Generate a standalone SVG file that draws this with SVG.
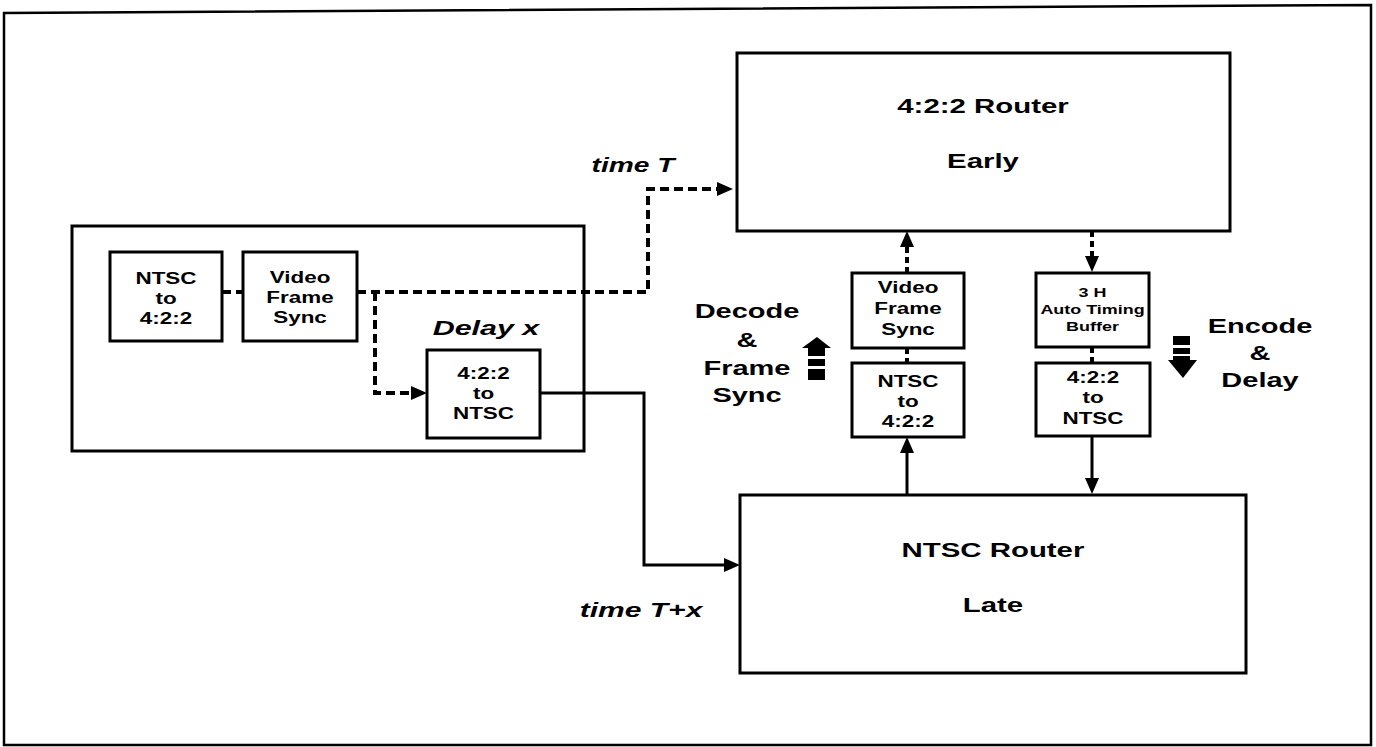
<svg xmlns="http://www.w3.org/2000/svg" width="1376" height="747" viewBox="0 0 1376 747">
<style>
.bg{fill:#fff}
.box{fill:#fff;stroke:#000;stroke-width:3}
.frame{fill:none;stroke:#000;stroke-width:2.5}
.t{font-family:"Liberation Sans",Arial,sans-serif;font-weight:bold;fill:#000;text-anchor:middle}
.s17{font-size:17px}
.s13{font-size:13px}
.s21{font-size:21px}
.it{font-style:italic}
.dash{fill:none;stroke:#000;stroke-width:4;stroke-dasharray:9 5}
.dot{fill:none;stroke:#000;stroke-width:4;stroke-dasharray:6 4}
.solid{fill:none;stroke:#000;stroke-width:3}
.blk{fill:#000}
</style>
<defs>
<marker id="ah" viewBox="0 0 16 14" refX="0" refY="7" markerWidth="16" markerHeight="14" markerUnits="userSpaceOnUse" orient="auto">
<path d="M0,0 L16,7 L0,14 z" fill="#000"/>
</marker>
</defs>
<rect class="bg" x="0" y="0" width="1376" height="747"/>
<path class="frame" d="M4,13 L1371,5 L1371,745 L4,745 Z"/>

<g id="delay-unit">
<rect class="box" x="72" y="226" width="512" height="225"/>
<g transform="translate(486 0) scale(1.45 1)"><text class="t s21 it" x="0" y="335">Delay x</text></g>
</g>

<g id="ntsc-to-422-a">
<rect class="box" x="110" y="252" width="112" height="89"/>
<g transform="translate(166 0) scale(1.32 1)">
<text class="t s17" x="0" y="284">NTSC</text>
<text class="t s17" x="0" y="304">to</text>
<text class="t s17" x="0" y="324">4:2:2</text>
</g>
</g>

<g id="frame-sync-a">
<rect class="box" x="243" y="252" width="114" height="89"/>
<g transform="translate(300 0) scale(1.32 1)">
<text class="t s17" x="0" y="283">Video</text>
<text class="t s17" x="0" y="303">Frame</text>
<text class="t s17" x="0" y="323">Sync</text>
</g>
</g>

<g id="422-to-ntsc-a">
<rect class="box" x="427" y="350" width="113" height="88"/>
<g transform="translate(483.5 0) scale(1.32 1)">
<text class="t s17" x="0" y="379">4:2:2</text>
<text class="t s17" x="0" y="399">to</text>
<text class="t s17" x="0" y="419">NTSC</text>
</g>
</g>

<g id="router-early">
<rect class="box" x="737" y="53" width="493" height="178"/>
<g transform="translate(983 0) scale(1.4 1)">
<text class="t s21" x="0" y="113">4:2:2 Router</text>
<text class="t s21" x="0" y="168">Early</text>
</g>
</g>

<g id="router-late">
<rect class="box" x="740" y="495" width="506" height="178"/>
<g transform="translate(993 0) scale(1.4 1)">
<text class="t s21" x="0" y="557">NTSC Router</text>
<text class="t s21" x="0" y="612">Late</text>
</g>
</g>

<g id="frame-sync-b">
<rect class="box" x="852" y="273" width="112" height="75"/>
<g transform="translate(908 0) scale(1.32 1)">
<text class="t s17" x="0" y="293">Video</text>
<text class="t s17" x="0" y="314">Frame</text>
<text class="t s17" x="0" y="335">Sync</text>
</g>
</g>

<g id="ntsc-to-422-b">
<rect class="box" x="852" y="363" width="112" height="74"/>
<g transform="translate(908 0) scale(1.32 1)">
<text class="t s17" x="0" y="387">NTSC</text>
<text class="t s17" x="0" y="407">to</text>
<text class="t s17" x="0" y="427">4:2:2</text>
</g>
</g>

<g id="timing-buffer">
<rect class="box" x="1036" y="273" width="113" height="74"/>
<g transform="translate(1092.5 0) scale(1.38 1)">
<text class="t s13" x="0" y="297">3 H</text>
<text class="t s13" x="0" y="314">Auto Timing</text>
<text class="t s13" x="0" y="331">Buffer</text>
</g>
</g>

<g id="422-to-ntsc-b">
<rect class="box" x="1036" y="363" width="114" height="73"/>
<g transform="translate(1093 0) scale(1.32 1)">
<text class="t s17" x="0" y="383">4:2:2</text>
<text class="t s17" x="0" y="403">to</text>
<text class="t s17" x="0" y="424">NTSC</text>
</g>
</g>

<g id="decode-label">
<g transform="translate(747 0) scale(1.38 1)">
<text class="t s21" x="0" y="318">Decode</text>
<text class="t s21" x="0" y="347">&amp;</text>
<text class="t s21" x="0" y="375">Frame</text>
<text class="t s21" x="0" y="402">Sync</text>
</g>
<path class="blk" d="M802,348 L817,337 L831,348 Z"/>
<rect class="blk" x="808" y="348" width="17" height="8"/>
<rect class="blk" x="808" y="359" width="17" height="7"/>
<rect class="blk" x="808" y="369" width="17" height="11"/>
</g>

<g id="encode-label">
<g transform="translate(1260 0) scale(1.38 1)">
<text class="t s21" x="0" y="333">Encode</text>
<text class="t s21" x="0" y="360">&amp;</text>
<text class="t s21" x="0" y="387">Delay</text>
</g>
<rect class="blk" x="1173" y="336" width="17" height="9"/>
<rect class="blk" x="1173" y="348" width="17" height="6"/>
<rect class="blk" x="1173" y="356" width="17" height="5"/>
<path class="blk" d="M1168,360 L1197,360 L1183,378 Z"/>
</g>

<g id="time-labels">
<g transform="translate(633 0) scale(1.34 1)"><text class="t s21 it" x="0" y="172">time T</text></g>
<g transform="translate(641 0) scale(1.43 1)"><text class="t s21 it" x="0" y="617">time T+x</text></g>
</g>

<g id="connectors">
<path class="dash" d="M222,292 H243"/>
<path class="dash" d="M357,292 H648 V189 H717" marker-end="url(#ah)"/>
<path class="dash" d="M375,292 V393 H411" marker-end="url(#ah)"/>
<path class="solid" d="M540,393 H644 V565 H724" marker-end="url(#ah)"/>
<path class="dot" d="M907,273 V247" marker-end="url(#ah)"/>
<path class="dot" d="M907,348 V363"/>
<path class="solid" d="M907,495 V453" marker-end="url(#ah)"/>
<path class="dot" d="M1092,231 V256" marker-end="url(#ah)"/>
<path class="dot" d="M1092,347 V363"/>
<path class="solid" d="M1092,436 V478" marker-end="url(#ah)"/>
</g>
</svg>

__Exercise description__: From the material above, copy everything exactly but the pictures.

__Answer to this task__:
Generate a standalone SVG file that draws this with SVG.
<svg xmlns="http://www.w3.org/2000/svg" width="1376" height="747" viewBox="0 0 1376 747">
<style>
.bg{fill:#fff}
.box{fill:#fff;stroke:#000;stroke-width:3}
.frame{fill:none;stroke:#000;stroke-width:2.5}
.t{font-family:"Liberation Sans",Arial,sans-serif;font-weight:bold;fill:#000;text-anchor:middle}
.s17{font-size:17px}
.s13{font-size:13px}
.s21{font-size:21px}
.it{font-style:italic}
.dash{fill:none;stroke:#000;stroke-width:4;stroke-dasharray:9 5}
.dot{fill:none;stroke:#000;stroke-width:4;stroke-dasharray:6 4}
.solid{fill:none;stroke:#000;stroke-width:3}
.blk{fill:#000}
</style>
<defs>
<marker id="ah" viewBox="0 0 16 14" refX="0" refY="7" markerWidth="16" markerHeight="14" markerUnits="userSpaceOnUse" orient="auto">
<path d="M0,0 L16,7 L0,14 z" fill="#000"/>
</marker>
</defs>
<rect class="bg" x="0" y="0" width="1376" height="747"/>
<path class="frame" d="M4,13 L1371,5 L1371,745 L4,745 Z"/>

<g id="delay-unit">
<rect class="box" x="72" y="226" width="512" height="225"/>
<g transform="translate(486 0) scale(1.45 1)"><text class="t s21 it" x="0" y="335">Delay x</text></g>
</g>

<g id="ntsc-to-422-a">
<rect class="box" x="110" y="252" width="112" height="89"/>
<g transform="translate(166 0) scale(1.32 1)">
<text class="t s17" x="0" y="284">NTSC</text>
<text class="t s17" x="0" y="304">to</text>
<text class="t s17" x="0" y="324">4:2:2</text>
</g>
</g>

<g id="frame-sync-a">
<rect class="box" x="243" y="252" width="114" height="89"/>
<g transform="translate(300 0) scale(1.32 1)">
<text class="t s17" x="0" y="283">Video</text>
<text class="t s17" x="0" y="303">Frame</text>
<text class="t s17" x="0" y="323">Sync</text>
</g>
</g>

<g id="422-to-ntsc-a">
<rect class="box" x="427" y="350" width="113" height="88"/>
<g transform="translate(483.5 0) scale(1.32 1)">
<text class="t s17" x="0" y="379">4:2:2</text>
<text class="t s17" x="0" y="399">to</text>
<text class="t s17" x="0" y="419">NTSC</text>
</g>
</g>

<g id="router-early">
<rect class="box" x="737" y="53" width="493" height="178"/>
<g transform="translate(983 0) scale(1.4 1)">
<text class="t s21" x="0" y="113">4:2:2 Router</text>
<text class="t s21" x="0" y="168">Early</text>
</g>
</g>

<g id="router-late">
<rect class="box" x="740" y="495" width="506" height="178"/>
<g transform="translate(993 0) scale(1.4 1)">
<text class="t s21" x="0" y="557">NTSC Router</text>
<text class="t s21" x="0" y="612">Late</text>
</g>
</g>

<g id="frame-sync-b">
<rect class="box" x="852" y="273" width="112" height="75"/>
<g transform="translate(908 0) scale(1.32 1)">
<text class="t s17" x="0" y="293">Video</text>
<text class="t s17" x="0" y="314">Frame</text>
<text class="t s17" x="0" y="335">Sync</text>
</g>
</g>

<g id="ntsc-to-422-b">
<rect class="box" x="852" y="363" width="112" height="74"/>
<g transform="translate(908 0) scale(1.32 1)">
<text class="t s17" x="0" y="387">NTSC</text>
<text class="t s17" x="0" y="407">to</text>
<text class="t s17" x="0" y="427">4:2:2</text>
</g>
</g>

<g id="timing-buffer">
<rect class="box" x="1036" y="273" width="113" height="74"/>
<g transform="translate(1092.5 0) scale(1.38 1)">
<text class="t s13" x="0" y="297">3 H</text>
<text class="t s13" x="0" y="314">Auto Timing</text>
<text class="t s13" x="0" y="331">Buffer</text>
</g>
</g>

<g id="422-to-ntsc-b">
<rect class="box" x="1036" y="363" width="114" height="73"/>
<g transform="translate(1093 0) scale(1.32 1)">
<text class="t s17" x="0" y="383">4:2:2</text>
<text class="t s17" x="0" y="403">to</text>
<text class="t s17" x="0" y="424">NTSC</text>
</g>
</g>

<g id="decode-label">
<g transform="translate(747 0) scale(1.38 1)">
<text class="t s21" x="0" y="318">Decode</text>
<text class="t s21" x="0" y="347">&amp;</text>
<text class="t s21" x="0" y="375">Frame</text>
<text class="t s21" x="0" y="402">Sync</text>
</g>
<path class="blk" d="M802,348 L817,337 L831,348 Z"/>
<rect class="blk" x="808" y="348" width="17" height="8"/>
<rect class="blk" x="808" y="359" width="17" height="7"/>
<rect class="blk" x="808" y="369" width="17" height="11"/>
</g>

<g id="encode-label">
<g transform="translate(1260 0) scale(1.38 1)">
<text class="t s21" x="0" y="333">Encode</text>
<text class="t s21" x="0" y="360">&amp;</text>
<text class="t s21" x="0" y="387">Delay</text>
</g>
<rect class="blk" x="1173" y="336" width="17" height="9"/>
<rect class="blk" x="1173" y="348" width="17" height="6"/>
<rect class="blk" x="1173" y="356" width="17" height="5"/>
<path class="blk" d="M1168,360 L1197,360 L1183,378 Z"/>
</g>

<g id="time-labels">
<g transform="translate(633 0) scale(1.34 1)"><text class="t s21 it" x="0" y="172">time T</text></g>
<g transform="translate(641 0) scale(1.43 1)"><text class="t s21 it" x="0" y="617">time T+x</text></g>
</g>

<g id="connectors">
<path class="dash" d="M222,292 H243"/>
<path class="dash" d="M357,292 H648 V189 H717" marker-end="url(#ah)"/>
<path class="dash" d="M375,292 V393 H411" marker-end="url(#ah)"/>
<path class="solid" d="M540,393 H644 V565 H724" marker-end="url(#ah)"/>
<path class="dot" d="M907,273 V247" marker-end="url(#ah)"/>
<path class="dot" d="M907,348 V363"/>
<path class="solid" d="M907,495 V453" marker-end="url(#ah)"/>
<path class="dot" d="M1092,231 V256" marker-end="url(#ah)"/>
<path class="dot" d="M1092,347 V363"/>
<path class="solid" d="M1092,436 V478" marker-end="url(#ah)"/>
</g>
</svg>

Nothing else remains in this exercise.